The story reveals its secrets gradually with Proedrou capitalizing on the film's multi-faceted format that allows ample room for small twists and each tiny piece of the overall jigsaw puzzle falls into place in the end. Stamoulakatos, a veteran thespian who made his silver screen debut in Yannis Economides's 2010 Knifer, delivers once again a spectacular performance in the difficult role of Stergios, a character who rides for a great fall, compelled by force majeure. The Greek actor knows how to portray a torn protagonist and his success earned him the Hellenic Film Academy award for Best Actor in 2023. Eleni Ouzounidou is equally impressive in her nuanced depiction of Maria, a woman carrying an enormous amount of guilt, chiefly derived from the knowledge that in reality she is not as good a Christian as she wants to believe. Young Eugenia Lavda leaves many promises for the future in her inaugural cinematic role of Anastasia.

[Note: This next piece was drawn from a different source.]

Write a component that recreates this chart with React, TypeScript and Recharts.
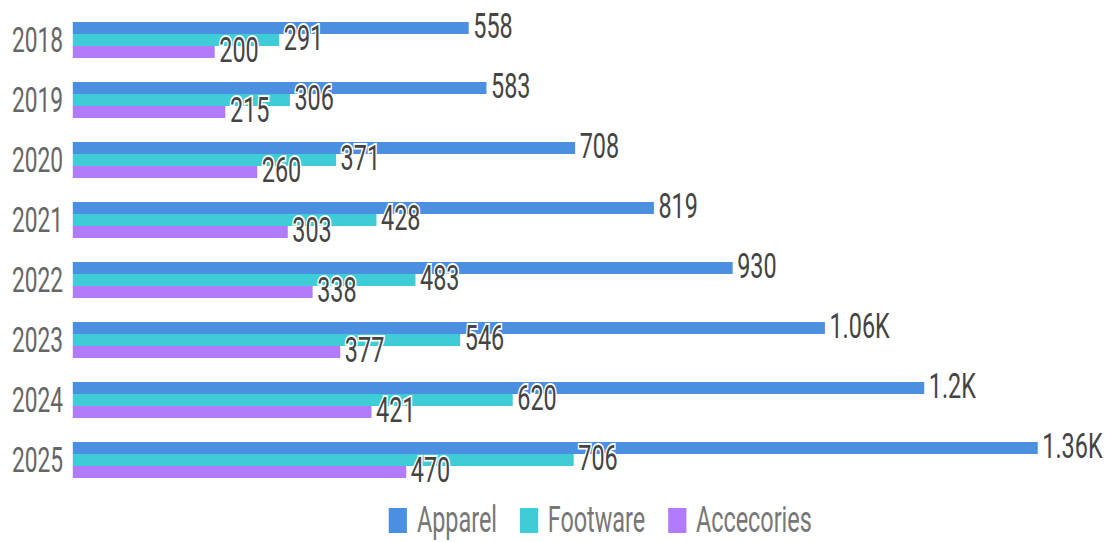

Her character balances precariously between the strict line that separates her lifeless everyday reality from her aspired one, that remains a secret never to be told to her parents.
Anastasia can be perceived as the most redeeming character in a story that is brimming with dimness and desolation until the finale which can be interpreted in various ways. Perhaps Proedrou is hinting at something akin to hope and trust in a better future for all the broken people out there. The collaboration between Proedrou and the cinematographer Simos Sakertzis proved to be exemplary and Sakertzis seems to have entirely grasped the director's intentions in terms of mood and tone, employing various distinctive shooting techniques, hand-held camera being one of them, while insisting on close-ups on the faces of the three main characters. Due to the cast's impeccable work, the audience can discern the protagonists' inner strife and suppressed emotions as the subtle nuances of the characterization shine through Proedrou's dramatic screenplay.
The dialogue is plausible and not even a word feels out of place. The film's creator exposes the ugly truth that we all know is right there, thinly concealed by a counterfeit facade. The truth lies behind appearances, that's the most important message that the film carries. People are often entangled in rigged games where the stronger hold all the cards and the weak stand to lose everything. Proedrou's approach is measured and mature and the lyrical undertones further embellish the rewarding watching experience. It should be noted that Behind the Haystacks won several prestigious awards such as the Thessaloniki Film Festival and with that outing, Proedrou asserted herself as a name to be remembered in the international cinematic cycles. However, the most precious accolade for the film was its submission for consideration as Best International Feature for the 96th Academy Awards. The movie is resistant to any genre categorization and will attract the interest of the arthouse film fans as well.